#### SUPPLIED INFORMATION

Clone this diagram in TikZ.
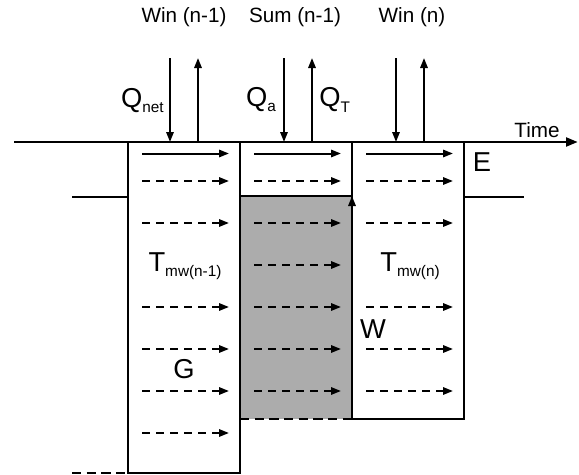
\documentclass[tikz,border=0pt]{standalone}
\usepackage{fontspec}
\setmainfont{Liberation Sans}
\usetikzlibrary{arrows.meta}

\newcommand{\lowsub}[1]{\raisebox{-0.35ex}{\fontsize{11.5}{13}\selectfont #1}}

\begin{document}
\begin{tikzpicture}[
    x=0.75pt, y=-0.75pt,
    >={Triangle[length=7.5pt,width=5.5pt]},
    every node/.style={font=\fontsize{15.5}{18}\selectfont, inner sep=0pt},
    big/.style={font=\fontsize{20.5}{24}\selectfont},
    wall/.style={line width=2.2pt},
    flux/.style={->, line width=1.5pt},
    heat/.style={->, line width=1.5pt, dash pattern=on 6pt off 4.5pt},
    seam/.style={line width=2.2pt, dash pattern=on 7pt off 4pt}
]
\useasboundingbox (0,0) rectangle (579,475);

% gray part of the summer column
\fill[gray!65] (240,196) rectangle (352,419);

% time axis and the three columns
\draw[wall, -{Triangle[length=9pt,width=6.5pt]}] (14,142) -- (578,142);
\draw[wall] (128,142) -- (128,473) -- (240,473) -- (240,142);
\draw[wall] (240,196) -- (352,196);
\draw[wall] (352,142) -- (352,419) -- (464,419) -- (464,142);
\draw[seam] (240,419) -- (352,419);
\draw[seam] (72,473) -- (128,473);
\draw[wall] (72,197) -- (128,197);
\draw[wall] (464,197) -- (524,197);

% surface fluxes
\foreach \x in {170,284,396} \draw[flux] (\x,58) -- (\x,142);
\foreach \x in {198,312,424} \draw[flux] (\x,142) -- (\x,58);
\draw[flux] (352,232) -- (352,196);

% horizontal arrows in each column
\foreach \x in {128,240,352} {
    \draw[flux] (\x+14,153.5) -- (\x+101,153.5);
    \draw[heat] (\x+14,181) -- (\x+101,181);
}
\foreach \y in {223,307,349,391,433} \draw[heat] (142,\y) -- (229,\y);
\foreach \y in {223,265,307,349,391} \draw[heat] (254,\y) -- (341,\y);
\foreach \y in {223,307,349,391} \draw[heat] (366,\y) -- (453,\y);

% labels
\node (win1) at (184,17) {Win (n-1)};
\node (sum1) at (295,17) {Sum (n-1)};
\node (win2) at (412,17) {Win (n)};
\node[big, anchor=east] (qnet) at (164,101) {Q\lowsub{net}};
\node[big] (qa) at (261,100) {Q\lowsub{a}};
\node[big, anchor=west] (qt) at (319,100) {Q\lowsub{T}};
\node (time) at (537,130) {Time};
\node[big] (e) at (482,162) {E};
\node[big] (tleft) at (185,266) {T\lowsub{mw(n-1)}};
\node[big] (tright) at (410,266) {T\lowsub{mw(n)}};
\node[big] (w) at (373,329) {W};
\node[big] (g) at (184,369) {G};

\end{tikzpicture}
\end{document}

#### THE REQUEST
Go from the first line of the listing to the line holding "(0,0) rectangle (579,475);" and, please, transcribe those lines exactly, both included, with no pictures.

#### REPLY TO THE TASK
Clone this diagram in TikZ.
\documentclass[tikz,border=0pt]{standalone}
\usepackage{fontspec}
\setmainfont{Liberation Sans}
\usetikzlibrary{arrows.meta}

\newcommand{\lowsub}[1]{\raisebox{-0.35ex}{\fontsize{11.5}{13}\selectfont #1}}

\begin{document}
\begin{tikzpicture}[
    x=0.75pt, y=-0.75pt,
    >={Triangle[length=7.5pt,width=5.5pt]},
    every node/.style={font=\fontsize{15.5}{18}\selectfont, inner sep=0pt},
    big/.style={font=\fontsize{20.5}{24}\selectfont},
    wall/.style={line width=2.2pt},
    flux/.style={->, line width=1.5pt},
    heat/.style={->, line width=1.5pt, dash pattern=on 6pt off 4.5pt},
    seam/.style={line width=2.2pt, dash pattern=on 7pt off 4pt}
]
\useasboundingbox (0,0) rectangle (579,475);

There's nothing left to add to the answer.